There are, of course, some plants we want to keep going as long as possible — tomatoes in particular. We can’t bear to pull out a tomato plant when there is the slightest chance another ripe tomato might appear. As the weather gets hotter, watch your tomatoes more closely. Are they blooming? If not, they aren’t going to make more tomatoes. Do they have gnawed leaves or fruit? Aside from the occasional bird peck, tomatoes shouldn’t show signs of insect damage. The most common tomato destroyers around here are the stink bug and its cousin the leaf-footed bug. Nasty creatures, they are usually brown or green and shield shaped. The leaf-footed bug has long legs and prominent knees (or elbows, however you look at it). Both of these pests come on strong once the weather gets really hot, and they cause havoc in our tomatoes. Both of them have the ability to pierce the fruit and suck out the juices leaving behind a hard, discolored and unpleasant spot on the tomato.

The first time you see a stink bug in the garden, leap into action! Begin by spraying the bush with a hard stream of water from the hose, washing it down thoroughly and dislodge the bugs. If you see only a few, take your jar of soapy water with you when you go out and try to coax the bugs into the water by smacking them with your hand or a small tool. They don’t bite people, just tomatoes, peppers, corn and our other garden favorites.

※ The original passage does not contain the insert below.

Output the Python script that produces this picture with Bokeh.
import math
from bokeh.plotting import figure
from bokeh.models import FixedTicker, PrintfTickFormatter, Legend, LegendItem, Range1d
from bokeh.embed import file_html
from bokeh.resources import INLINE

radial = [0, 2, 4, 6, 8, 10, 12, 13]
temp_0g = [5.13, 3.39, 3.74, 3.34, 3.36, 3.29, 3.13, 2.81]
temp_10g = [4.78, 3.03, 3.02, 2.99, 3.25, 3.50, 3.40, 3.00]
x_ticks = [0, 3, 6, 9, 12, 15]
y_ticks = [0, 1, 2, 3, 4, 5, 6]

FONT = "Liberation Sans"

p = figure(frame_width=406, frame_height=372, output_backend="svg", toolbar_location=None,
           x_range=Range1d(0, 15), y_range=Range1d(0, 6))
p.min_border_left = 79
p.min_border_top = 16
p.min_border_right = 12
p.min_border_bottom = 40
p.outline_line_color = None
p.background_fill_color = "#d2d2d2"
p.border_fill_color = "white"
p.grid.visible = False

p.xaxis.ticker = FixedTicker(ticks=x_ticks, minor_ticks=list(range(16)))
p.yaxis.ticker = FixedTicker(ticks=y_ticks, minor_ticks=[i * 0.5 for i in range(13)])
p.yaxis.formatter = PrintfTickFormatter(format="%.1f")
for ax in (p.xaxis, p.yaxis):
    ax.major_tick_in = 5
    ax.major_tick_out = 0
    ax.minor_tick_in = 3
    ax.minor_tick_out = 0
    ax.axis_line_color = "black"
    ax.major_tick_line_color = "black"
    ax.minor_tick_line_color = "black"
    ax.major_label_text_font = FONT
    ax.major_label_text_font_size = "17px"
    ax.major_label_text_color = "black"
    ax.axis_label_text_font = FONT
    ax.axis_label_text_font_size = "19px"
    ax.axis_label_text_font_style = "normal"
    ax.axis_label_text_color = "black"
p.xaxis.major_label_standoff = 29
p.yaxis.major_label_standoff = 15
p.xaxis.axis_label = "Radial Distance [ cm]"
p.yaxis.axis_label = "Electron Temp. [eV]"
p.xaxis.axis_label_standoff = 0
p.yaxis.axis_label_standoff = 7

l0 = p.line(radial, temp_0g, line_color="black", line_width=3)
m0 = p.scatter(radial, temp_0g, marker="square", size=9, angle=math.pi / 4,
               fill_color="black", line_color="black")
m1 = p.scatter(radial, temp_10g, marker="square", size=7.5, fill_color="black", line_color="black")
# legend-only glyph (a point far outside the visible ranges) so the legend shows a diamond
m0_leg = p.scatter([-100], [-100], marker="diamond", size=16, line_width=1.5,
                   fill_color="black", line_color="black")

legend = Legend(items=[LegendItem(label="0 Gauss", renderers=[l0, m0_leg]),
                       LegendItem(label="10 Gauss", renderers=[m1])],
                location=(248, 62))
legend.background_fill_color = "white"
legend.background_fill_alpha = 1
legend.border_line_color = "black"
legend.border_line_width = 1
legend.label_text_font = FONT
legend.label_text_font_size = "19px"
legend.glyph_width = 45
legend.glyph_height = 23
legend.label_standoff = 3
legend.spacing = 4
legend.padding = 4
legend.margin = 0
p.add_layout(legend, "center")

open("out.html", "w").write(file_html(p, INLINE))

Throughout the year, no matter the season, you will be encouraging beneficial insects and other creatures to come into your garden. (You do that primarily by not murdering them with pesticides.) Now is when that practice begins to pay off. Now when a pest comes into the garden, your friendly predators will spring into action. Praying mantis, ladybugs, assassin bugs, lacewings and other insects along with birds, toads and lizards will all help control those nasty stink bugs.

Always wait a moment before springing into action with purchased pest controls. This year I learned that lightening bugs like to eat snails. Most years I attack snails with a vigorous routine of throwing them into the street and if that doesn’t sufficiently reduce their numbers, I buy some Sluggo and wipe them out with that. This year I loved seeing the lightening bugs and left the snails for their reward for nightly shows. As a result, I had very little problem with snail-gnawed plants. Nature will often provide a cure to pest problems if it you give it a chance.

Keep feeding and watering your tomatoes and enjoying the fruit as long as you can. At some point, however, it will inevitably become a loosing battle. The sun will rise hotter every morning, the plants will struggle for water and respite, and the bugs will increase in number. At that point, give up and make plans (and plants) for a fall garden. As that wise old Lion King said, “It’s the circle of life.”

In the height of summer, sometimes friendly bugs might look like pests. Maturing caterpillars of all of our favorite butterflies will be gnawing away at some plants. Parsley, dill, milkweed, passion vine and more are delicious food for the caterpillars. We don’t want to kill them. We want them to turn into butterflies, which we can see and enjoy from our air-conditioned windows. So we sacrifice a few plants that are probably nearing the end of their productive season anyway so that the Monarchs, Swallowtails and Fritillaries can reach maturity. Birds are also sometimes perceived as pests when they peck away at ripening fruit and veggies. Still they eat lots of bugs, sing pretty songs and make the world a more cheerful place. Stinging creatures — wasps, yellow jackets, even bees — can be annoying, but are always garden helpers. They pollinate our flowers and food plants; they control pests, and they make intricate homes for their young which they often stuff with poisonous spiders.

As always, balance is the goal. We may need to kill some caterpillars that are heavy on the pillaging of vegetable plants, but we also need to preserve the caterpillars that make beautiful butterflies and useful pollinators. We may want to keep out tomatoes going well into the hottest days, but we also need to realize they are possibly doing more harm that good to others nearby plants. Balance between predator and pest, between drought and flood, between good and evil. These grand themes are acted out everyday in the garden. That’s one of the reasoning gardening is to much fun — and makes us feel so powerful.”